A colleague said "syscalls are cheap, don't worry about it" in a review last week, and I realised I had been repeating the same line for years without ever putting a number on it. So I sat down and measured. The short version: a null syscall on my box costs about 500 nanoseconds, and that is roughly five times what it would have been before the page-table isolation mitigations landed. Cheap is relative.
This matters because the advice you inherited from a 2014 blog post may simply be wrong now. If you read "a syscall is a couple of hundred cycles" somewhere and built your mental model on it, that model predates KPTI, retpolines and IBRS. The floor moved.
the setup
The machine is a Ryzen 9 3900X running a 5.11 kernel on Arch, nothing exotic. I wanted the cheapest possible syscall so the number reflects the transition itself rather than the work done inside the kernel. getpid() used to be the classic choice, but glibc caches it now, so it never actually traps. The honest options are things the kernel cannot fudge.
I went with the raw syscall(SYS_getpid) form to bypass the cache, and cross-checked against a close(-1) which does nothing useful but always enters the kernel.
#include <sys/syscall.h>
#include <unistd.h>
#include <stdint.h>
#include <stdio.h>
#include <time.h>
static inline uint64_t now_ns(void) {
struct timespec ts;
clock_gettime(CLOCK_MONOTONIC, &ts);
return (uint64_t)ts.tv_sec * 1000000000ull + ts.tv_nsec;
}
int main(void) {
const long N = 50000000;
uint64_t start = now_ns();
for (long i = 0; i < N; i++) {
syscall(SYS_getpid);
}
uint64_t end = now_ns();
printf("%.1f ns/call\n", (double)(end - start) / N);
return 0;
}
Fifty million iterations, so the loop overhead and the clock reads wash out. I pinned it to a single core with taskset -c 2 and set the governor to performance so the frequency wasn't bouncing around mid-run. Without that last step the numbers were all over the place, which is its own lesson.
the numbers
With mitigations on, the default state of any sane machine today:
508.3 ns/call
Then I rebooted with mitigations=off on the kernel command line, which disables KPTI, the Spectre variant 2 retpoline business, and the rest. Same binary, same core, same governor:
96.7 ns/call
So the security mitigations are costing roughly 410 nanoseconds per syscall on this hardware. That is not a rounding error. At a couple of GHz that is well over a thousand cycles of pure tax, paid every time you cross the boundary.

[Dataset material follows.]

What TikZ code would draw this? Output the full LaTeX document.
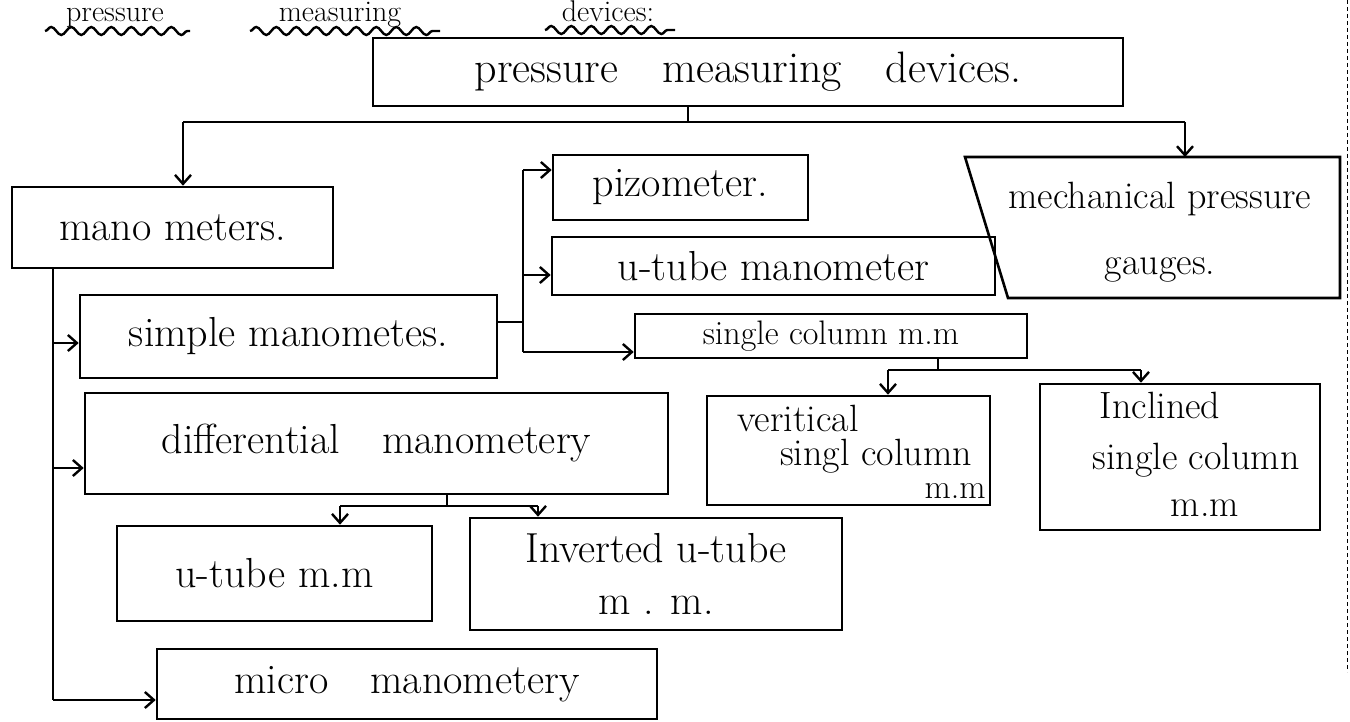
\documentclass[tikz,border=0pt]{standalone}
\usetikzlibrary{arrows.meta,decorations.pathmorphing}
\newcommand\hwfont{\fontsize{42}{52}\selectfont}
\newcommand\hwsmall{\fontsize{38}{48}\selectfont}
\newcommand\hwtiny{\fontsize{34}{40}\selectfont}
\newcommand\hwtitle{\fontsize{30}{36}\selectfont}
\tikzset{
  box/.style={draw, line width=2.6pt, inner sep=0pt, align=center, font=\hwfont},
  txt/.style={inner sep=0pt, align=center, font=\hwsmall},
  conn/.style={line width=2.6pt},
  arr/.style={line width=2.6pt, -{Straight Barb[length=9pt,width=16pt,line width=2.4pt]}},
  wavy/.style={line width=2.4pt, decorate, decoration={snake, amplitude=4pt, segment length=20pt}},
  pageedge/.style={line width=1pt, dash pattern=on 4pt off 3pt},
}
\begin{document}
\begin{tikzpicture}[x=1pt, y=-1pt]
\useasboundingbox (0,0) rectangle (1350,722);

% title
\node[txt, anchor=base, font=\hwtitle] (t1) at (115,22) {pressure};
\node[txt, anchor=base, font=\hwtitle] (t2) at (340,22) {measuring};
\node[txt, anchor=base, font=\hwtitle] (t3) at (608,22) {devices:};
\draw[wavy] (45,31) -- (190,31);
\draw[wavy] (250,31) -- (440,31);
\draw[wavy] (545,30) -- (675,30);

% boxes
\node[box, font=\fontsize{44}{52}\selectfont, minimum width=750pt, minimum height=68pt] (main) at (748,72) {pressure\quad measuring\quad devices.};
\node[box, minimum width=321pt, minimum height=81pt] (mano) at (172.5,227.5) {mano meters.};
\node[box, minimum width=417pt, minimum height=83pt] (simple) at (288.5,336.5) {simple manometes.};
\node[box, minimum width=583pt, minimum height=101pt] (diff) at (376.5,443.5) {differential\quad manometery};
\node[box, minimum width=315pt, minimum height=95pt] (utmm) at (274.5,573.5) {u-tube m.m};
\node[box, minimum width=372pt, minimum height=112pt] (inv) at (656,574) {Inverted u-tube\\m . m.};
\node[box, minimum width=500pt, minimum height=70pt] (micro) at (407,684) {micro\quad manometery};
\node[box, minimum width=255pt, minimum height=65pt] (piezo) at (680.5,187.5) {pizometer.};
\node[box, minimum width=443pt, minimum height=58pt] (utube) at (773.5,266) {u-tube manometer};
\node[box, font=\hwtiny, minimum width=392pt, minimum height=44pt] (sc) at (831,336) {single column m.m};
\node[box, minimum width=283pt, minimum height=109pt] (vert) at (848.5,450.5) {};
\node[txt] (v1) at (798,418) {veritical};
\node[txt] (v2) at (876,456) {singl column};
\node[txt, font=\hwtiny] (v3) at (955,491) {m.m};
\node[box, minimum width=280pt, minimum height=146pt] (incl) at (1180,457) {};
\node[txt] (i1) at (1160,405) {Inclined};
\node[txt] (i2) at (1196,460) {single column};
\node[txt] (i3) at (1205,508) {m.m};

% mechanical pressure gauges (slanted left side)
\coordinate (m1) at (965,157);
\coordinate (m2) at (1340,157);
\coordinate (m3) at (1340,298);
\coordinate (m4) at (1008,298);
\draw[line width=2.6pt] (m1) -- (m2) -- (m3) -- (m4) -- cycle;
\node[txt, font=\fontsize{38}{66}\selectfont] (mech) at (1160,232) {mechanical pressure\\gauges.};
\coordinate (mechtop) at (1185,157);

% page edge
\draw[pageedge] (1347,0) -- (1347,672);

% connectors from the main box
\coordinate (j0) at (688,122);
\coordinate (jl) at (183,122);
\coordinate (jr) at (1185,122);
\draw[conn] (main.south -| j0) -- (j0);
\draw[conn] (jl) -- (jr);
\draw[arr] (jl) -- (jl |- mano.north);
\draw[arr] (jr) -- (mechtop);

% manometers trunk
\coordinate (ta) at (53,343);
\coordinate (tb) at (53,468);
\coordinate (tc) at (53,700);
\draw[conn] (mano.south -| ta) -- (tc);
\draw[arr] (ta) -- (ta -| simple.west);
\draw[arr] (tb) -- (tb -| diff.west);
\draw[arr] (tc) -- (tc -| micro.west);

% simple manometers branch
\coordinate (s0) at (523,322);
\coordinate (s1) at (523,170);
\coordinate (s2) at (523,275);
\coordinate (s3) at (523,352);
\draw[conn] (simple.east |- s0) -- (s0);
\draw[conn] (s1) -- (s3);
\draw[arr] (s1) -- (s1 -| piezo.west);
\draw[arr] (s2) -- (s2 -| utube.west);
\draw[arr] (s3) -- (s3 -| sc.west);

% single column branch
\coordinate (c0) at (938,370);
\coordinate (c1) at (888,370);
\coordinate (c2) at (1141,370);
\draw[conn] (sc.south -| c0) -- (c0);
\draw[conn] (c1) -- (c2);
\draw[arr] (c1) -- (c1 |- vert.north);
\draw[arr] (c2) -- (c2 |- incl.north);

% differential branch
\coordinate (d0) at (447,506);
\coordinate (d1) at (340,506);
\coordinate (d2) at (538,506);
\draw[conn] (diff.south -| d0) -- (d0);
\draw[conn] (d1) -- (d2);
\draw[arr] (d1) -- (d1 |- utmm.north);
\draw[arr] (d2) -- (d2 |- inv.north);
\end{tikzpicture}
\end{document}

To be clear: I am not suggesting you turn mitigations off. On a shared host or anything touching untrusted data that would be reckless. I turned them off for ten minutes to isolate one variable, then turned them back on. But it is worth knowing the size of the thing you are paying for.
what this means in practice
The interesting question is how many times you cross that boundary. A read() of one byte at a time through a loop pays the toll on every iteration. The same data read in 64KB chunks pays it a few hundred times instead of a few million. This is why buffered I/O exists and why io_uring has people excited: it batches submissions so you amortise the transition across many operations.
I redid the classic experiment, copying a 1GB file by hand, varying only the buffer size:
- 1 byte per
read/write: minutes. Genuinely minutes. Almost all of it syscall overhead. - 4KB: a couple of seconds, dominated by actual I/O.
- 1MB: marginally faster than 4KB, you're well past the point of caring.
The curve flattens hard once the buffer is large enough that the per-call cost disappears into the noise of the work being done. Past about a page or two you are optimising something that no longer matters.
So the old advice isn't wrong so much as incomplete. A syscall is cheap if you make few of them. It is ruinously expensive if you make a hundred million of them in a tight loop, and modern security mitigations have made the second case worse than it used to be. The fix has always been the same: do more work per crossing.
The number I'll carry around from now on is "half a microsecond." Not because it's precise on your hardware, it won't be, but because it's the right order of magnitude to reason with, and it's five times bigger than the figure I'd been quoting from memory.